- What the task asks -
Go through the material below and copy each line where the word "this" appears.

Figure scripts:
· · · ·

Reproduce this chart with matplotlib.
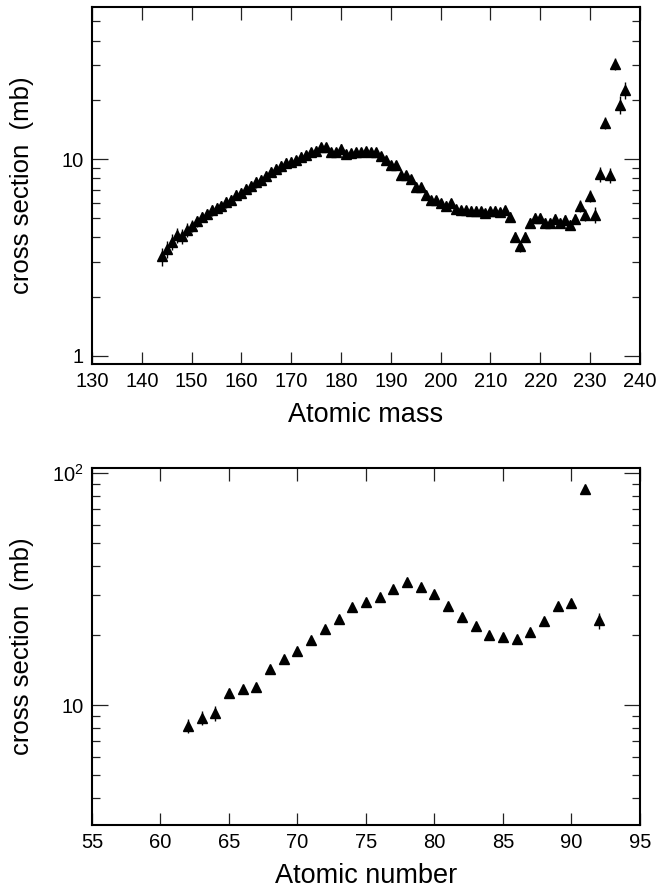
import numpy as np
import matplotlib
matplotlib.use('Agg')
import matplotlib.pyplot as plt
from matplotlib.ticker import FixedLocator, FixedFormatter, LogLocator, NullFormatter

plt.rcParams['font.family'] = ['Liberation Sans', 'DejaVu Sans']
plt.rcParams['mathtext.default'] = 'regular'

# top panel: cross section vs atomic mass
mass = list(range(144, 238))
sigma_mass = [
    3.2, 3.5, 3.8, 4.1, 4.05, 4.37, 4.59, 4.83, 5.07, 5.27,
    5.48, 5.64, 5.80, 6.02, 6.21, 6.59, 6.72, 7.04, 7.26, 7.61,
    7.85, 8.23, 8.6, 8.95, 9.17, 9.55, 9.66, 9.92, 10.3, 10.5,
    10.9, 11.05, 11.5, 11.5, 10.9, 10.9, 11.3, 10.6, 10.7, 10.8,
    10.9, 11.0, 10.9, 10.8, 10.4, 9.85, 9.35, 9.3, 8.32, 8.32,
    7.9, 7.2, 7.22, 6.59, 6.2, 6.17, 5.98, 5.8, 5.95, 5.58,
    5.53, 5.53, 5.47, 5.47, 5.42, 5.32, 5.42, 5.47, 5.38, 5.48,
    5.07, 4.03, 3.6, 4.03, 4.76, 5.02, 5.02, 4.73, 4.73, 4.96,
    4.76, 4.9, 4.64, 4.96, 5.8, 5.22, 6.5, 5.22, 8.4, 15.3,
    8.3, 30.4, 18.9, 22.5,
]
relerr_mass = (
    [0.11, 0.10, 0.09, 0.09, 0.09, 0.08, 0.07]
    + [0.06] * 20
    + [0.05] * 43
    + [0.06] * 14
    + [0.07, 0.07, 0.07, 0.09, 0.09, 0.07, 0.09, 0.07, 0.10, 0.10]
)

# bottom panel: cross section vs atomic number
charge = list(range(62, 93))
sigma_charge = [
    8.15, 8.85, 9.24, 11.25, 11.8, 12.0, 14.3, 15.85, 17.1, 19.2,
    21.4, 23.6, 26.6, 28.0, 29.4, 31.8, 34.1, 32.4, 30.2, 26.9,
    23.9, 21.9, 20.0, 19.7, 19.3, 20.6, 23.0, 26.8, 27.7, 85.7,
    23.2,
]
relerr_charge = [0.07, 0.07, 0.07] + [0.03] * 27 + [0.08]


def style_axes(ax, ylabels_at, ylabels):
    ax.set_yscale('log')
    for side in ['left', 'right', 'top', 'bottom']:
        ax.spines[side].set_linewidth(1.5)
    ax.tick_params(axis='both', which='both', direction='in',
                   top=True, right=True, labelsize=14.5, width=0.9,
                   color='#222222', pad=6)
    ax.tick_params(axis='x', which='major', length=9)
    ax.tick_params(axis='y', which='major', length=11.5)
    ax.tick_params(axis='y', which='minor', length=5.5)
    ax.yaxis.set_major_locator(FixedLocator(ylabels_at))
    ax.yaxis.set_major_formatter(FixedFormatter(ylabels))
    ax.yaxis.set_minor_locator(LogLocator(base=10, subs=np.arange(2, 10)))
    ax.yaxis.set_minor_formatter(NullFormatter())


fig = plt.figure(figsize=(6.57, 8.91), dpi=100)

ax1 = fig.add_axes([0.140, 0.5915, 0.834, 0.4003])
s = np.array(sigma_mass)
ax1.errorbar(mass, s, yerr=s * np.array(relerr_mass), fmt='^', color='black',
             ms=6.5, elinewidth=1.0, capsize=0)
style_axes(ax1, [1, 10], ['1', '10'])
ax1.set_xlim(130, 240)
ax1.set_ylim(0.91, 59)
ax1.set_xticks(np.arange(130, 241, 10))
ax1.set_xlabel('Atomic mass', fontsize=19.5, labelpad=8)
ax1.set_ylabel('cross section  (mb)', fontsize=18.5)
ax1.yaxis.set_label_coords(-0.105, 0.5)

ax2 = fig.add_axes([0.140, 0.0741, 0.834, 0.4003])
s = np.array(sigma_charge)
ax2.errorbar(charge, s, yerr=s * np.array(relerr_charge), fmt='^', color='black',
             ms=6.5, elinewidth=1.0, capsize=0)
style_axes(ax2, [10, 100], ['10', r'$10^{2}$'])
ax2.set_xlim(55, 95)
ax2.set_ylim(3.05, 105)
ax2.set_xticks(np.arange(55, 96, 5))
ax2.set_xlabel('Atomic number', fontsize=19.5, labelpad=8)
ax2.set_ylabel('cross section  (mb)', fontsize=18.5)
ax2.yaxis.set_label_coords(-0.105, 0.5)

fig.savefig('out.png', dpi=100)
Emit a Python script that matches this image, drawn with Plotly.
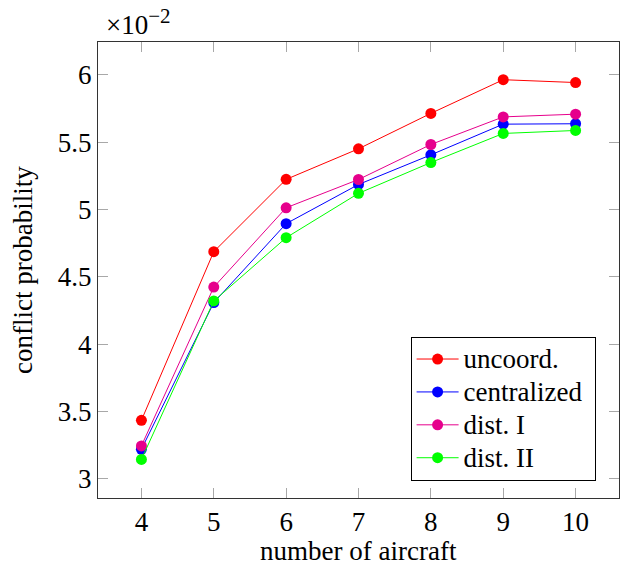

· · · ·

- Task solution -
Reproduce this chart with matplotlib.
Emit a Python script that matches this image, drawn with Plotly.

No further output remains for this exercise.